Monday, 3 October 2011

A Warning

A friend of mine told me a story about the famous writer Georgette Heyer, very prolific and popular in her day, especially with her Regency novels. Despite their success, apparently her real interest was in the medieval period and she planned three novels to be set at this time and embarked on years of extremely detailed research to ensure that she would get the historical details correct. She died before completing more than one of these projected novels and that one was published, as far as I can gather, posthumously. My friend's view was that the novel, in spite of all her careful work, was unreadable.

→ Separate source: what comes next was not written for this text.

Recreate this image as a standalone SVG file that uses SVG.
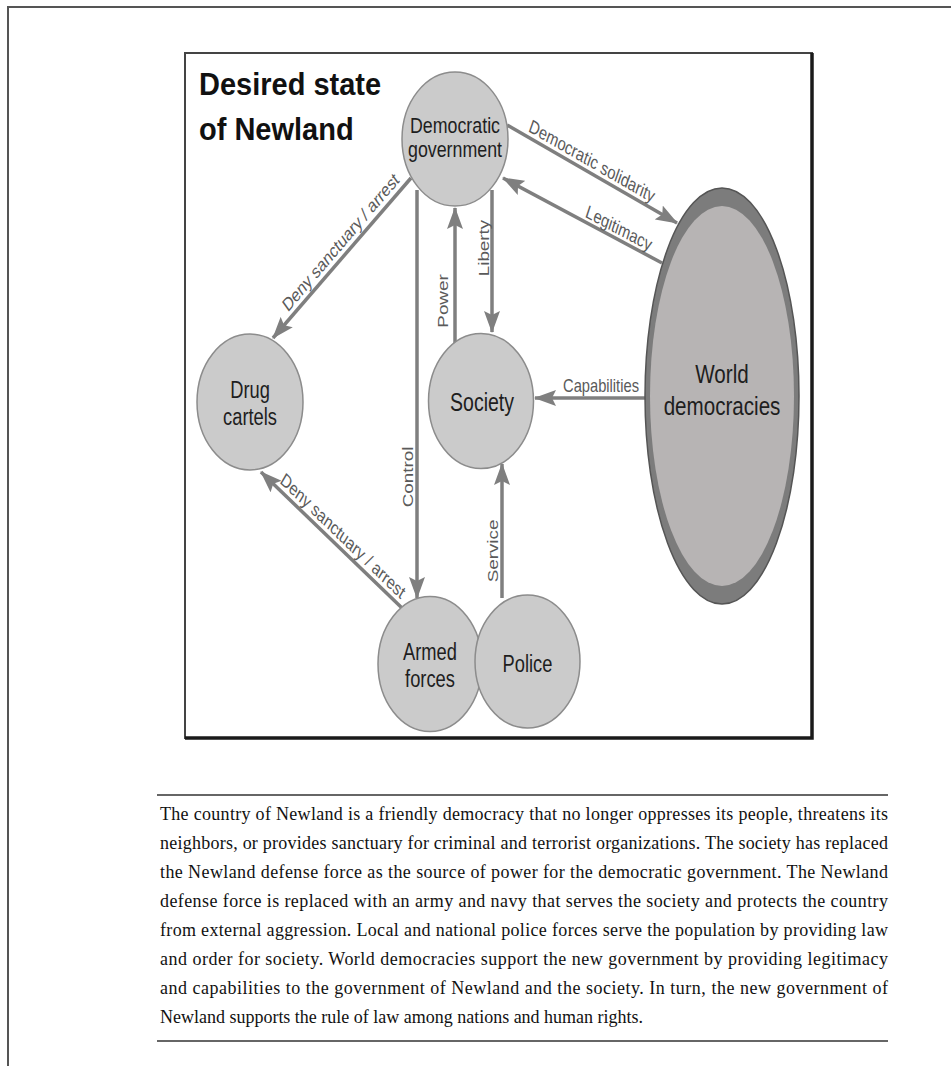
<svg xmlns="http://www.w3.org/2000/svg" width="951" height="1066" viewBox="0 0 951 1066">
  <defs>
    <marker id="arrow" viewBox="0 0 22 16" refX="21" refY="8" markerWidth="22" markerHeight="16" markerUnits="userSpaceOnUse" orient="auto">
      <path d="M0,0 L22,8 L0,16 L4,8 Z" fill="#7f7f7f"/>
    </marker>
    <style>
      .node { fill: #cbcbcb; stroke: #8c8c8c; stroke-width: 1.5; }
      .ntext { font-family: "Liberation Sans", Arial, sans-serif; font-size: 18.3px; fill: #1e1e1e; text-anchor: middle; }
      .edge { stroke: #7f7f7f; stroke-width: 3.5; fill: none; marker-end: url(#arrow); }
      .elabel { font-family: "Liberation Sans", Arial, sans-serif; font-size: 14.7px; fill: #5a5a5a; text-anchor: middle; }
      .para { font-family: "Liberation Serif", "Times New Roman", serif; font-size: 18px; fill: #111; }
    </style>
  </defs>

  <rect x="0" y="0" width="951" height="1066" fill="#ffffff"/>

  <!-- page edges -->
  <path d="M8,1066 L8,7 L951,7" fill="none" stroke="#555" stroke-width="2"/>

  <!-- figure frame -->
  <rect x="185" y="53" width="627" height="685" fill="#ffffff" stroke="#444" stroke-width="2"/>
  <path d="M812,53 L812,738 L185,738" fill="none" stroke="#1a1a1a" stroke-width="3.5"/>

  <!-- title -->
  <g id="title" font-family="Liberation Sans, Arial, sans-serif" font-weight="bold" font-size="29" fill="#111">
    <text transform="translate(199,95) scale(1,1.06)">Desired state</text>
    <text transform="translate(199,140) scale(1,1.06)">of Newland</text>
  </g>

  <!-- connectors; figure text is drawn 1.28x taller than wide -->
  <g id="connectors">
    <line class="edge" x1="411" y1="178" x2="273" y2="338"/>
    <line class="edge" x1="507" y1="125" x2="677" y2="223"/>
    <line class="edge" x1="662" y1="263" x2="503" y2="178"/>
    <line class="edge" x1="417" y1="190" x2="417" y2="598"/>
    <line class="edge" x1="455" y1="345" x2="455" y2="208"/>
    <line class="edge" x1="492" y1="190" x2="492" y2="332"/>
    <line class="edge" x1="648" y1="398" x2="535" y2="398"/>
    <line class="edge" x1="502" y1="598" x2="502" y2="464"/>
    <line class="edge" x1="402" y1="608" x2="261" y2="472"/>

    <text class="elabel" transform="translate(344,247) scale(1,1.28) rotate(-42.4)">Deny sanctuary / arrest</text>
    <text class="elabel" transform="translate(590,167) scale(1,1.28) rotate(24.3)">Democratic solidarity</text>
    <text class="elabel" transform="translate(617,234) scale(1,1.28) rotate(22.6)">Legitimacy</text>
    <text class="elabel" transform="translate(413,477) scale(1,1.28) rotate(-90)">Control</text>
    <text class="elabel" transform="translate(448,301) scale(1,1.28) rotate(-90)">Power</text>
    <text class="elabel" transform="translate(489,248) scale(1,1.28) rotate(-90)">Liberty</text>
    <text class="elabel" transform="translate(601,392) scale(1,1.28)">Capabilities</text>
    <text class="elabel" transform="translate(498,551) scale(1,1.28) rotate(-90)">Service</text>
    <text class="elabel" transform="translate(340,541) scale(1,1.28) rotate(37)">Deny sanctuary / arrest</text>
  </g>

  <!-- nodes -->
  <g id="democratic-government">
    <ellipse class="node" cx="455" cy="139" rx="53" ry="67"/>
    <text class="ntext" style="font-size:17.8px" transform="translate(455,133) scale(1,1.28)">Democratic</text>
    <text class="ntext" style="font-size:17.8px" transform="translate(455,157) scale(1,1.28)">government</text>
  </g>

  <g id="drug-cartels">
    <ellipse class="node" cx="250" cy="402" rx="53" ry="68"/>
    <text class="ntext" transform="translate(250,398) scale(1,1.28)">Drug</text>
    <text class="ntext" transform="translate(250,425) scale(1,1.28)">cartels</text>
  </g>

  <g id="society">
    <ellipse class="node" cx="481" cy="401" rx="52.5" ry="67.5"/>
    <text class="ntext" style="font-size:19.5px" transform="translate(482,411) scale(1,1.28)">Society</text>
  </g>

  <g id="world-democracies">
    <ellipse cx="722" cy="396" rx="77" ry="208" fill="#7c7c7c" stroke="#555" stroke-width="1.5"/>
    <ellipse cx="722" cy="396" rx="72" ry="190" fill="#b7b4b4"/>
    <text class="ntext" style="font-size:20.6px" transform="translate(722,383) scale(1,1.28)">World</text>
    <text class="ntext" style="font-size:20.6px" transform="translate(722,415) scale(1,1.28)">democracies</text>
  </g>

  <g id="armed-forces">
    <ellipse class="node" cx="430" cy="664" rx="52" ry="67.5"/>
    <text class="ntext" transform="translate(430,660) scale(1,1.28)">Armed</text>
    <text class="ntext" transform="translate(430,687) scale(1,1.28)">forces</text>
  </g>

  <g id="police">
    <ellipse class="node" cx="527.5" cy="661.5" rx="52.5" ry="66.5"/>
    <text class="ntext" transform="translate(527.5,672) scale(1,1.28)">Police</text>
  </g>

  <!-- caption -->
  <g id="caption">
    <line x1="157" y1="795" x2="888" y2="795" stroke="#333" stroke-width="1.5"/>
    <text class="para" transform="translate(160,820) scale(1,1.07)" textLength="728" lengthAdjust="spacing">The country of Newland is a friendly democracy that no longer oppresses its people, threatens its</text>
    <text class="para" transform="translate(160,849) scale(1,1.07)" textLength="728" lengthAdjust="spacing">neighbors, or provides sanctuary for criminal and terrorist organizations. The society has replaced</text>
    <text class="para" transform="translate(160,878) scale(1,1.07)" textLength="728" lengthAdjust="spacing">the Newland defense force as the source of power for the democratic government. The Newland</text>
    <text class="para" transform="translate(160,907) scale(1,1.07)" textLength="728" lengthAdjust="spacing">defense force is replaced with an army and navy that serves the society and protects the country</text>
    <text class="para" transform="translate(160,936) scale(1,1.07)" textLength="728" lengthAdjust="spacing">from external aggression. Local and national police forces serve the population by providing law</text>
    <text class="para" transform="translate(160,965) scale(1,1.07)" textLength="728" lengthAdjust="spacing">and order for society. World democracies support the new government by providing legitimacy</text>
    <text class="para" transform="translate(160,994) scale(1,1.07)" textLength="728" lengthAdjust="spacing">and capabilities to the government of Newland and the society. In turn, the new government of</text>
    <text class="para" transform="translate(160,1023) scale(1,1.07)">Newland supports the rule of law among nations and human rights.</text>
    <line x1="157" y1="1041" x2="888" y2="1041" stroke="#333" stroke-width="1.5"/>
  </g>
</svg>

I went to Amazon and checked through their list of her novels and came across what I think must be that novel. It's called My Lord John. It's set in the 14th century and deals with the children of Henry IV, especially Henry V's younger brother, John. I read both her husband's introduction to the novel, where he describes all the research she undertook, and the first two or three pages of the novel itself. I can see what my friend meant. I would not on the basis of these pages be encouraged to read on, which might be unfair because she was a highly experienced writer and sometimes an ability to write a page-turner does not necessarily equate with a particularly good writing style. But it seemed to me that she had fallen into the trap of trying to write the novel in a style that might reflect the speech and language of the time. According to her husband she had immersed herself in the writings of the period, and there is a flavour of this in what I read. It does not entice.

So the language of a historical novel is a tricky area. You don't want to write impenetrable dialogue. At the same time you can't quite employ contemporary informality and slang. You have to pitch it somewhere in between. Since my novel is set in Scotland in the 17th century all my Scottish characters, educated as well as uneducated, would have spoken Scots, and the less educated would have used local dialect forms that I would not be able to access, let alone understand. But even if I were to cast all my dialogue in an educated form of Scots it would be considered unreadable. So I have to find a compromise, using different registers for different occasions. English would predominate, but there would definitely be situations where I would happily use a form of Scots that I would hope would not be too difficult to understand.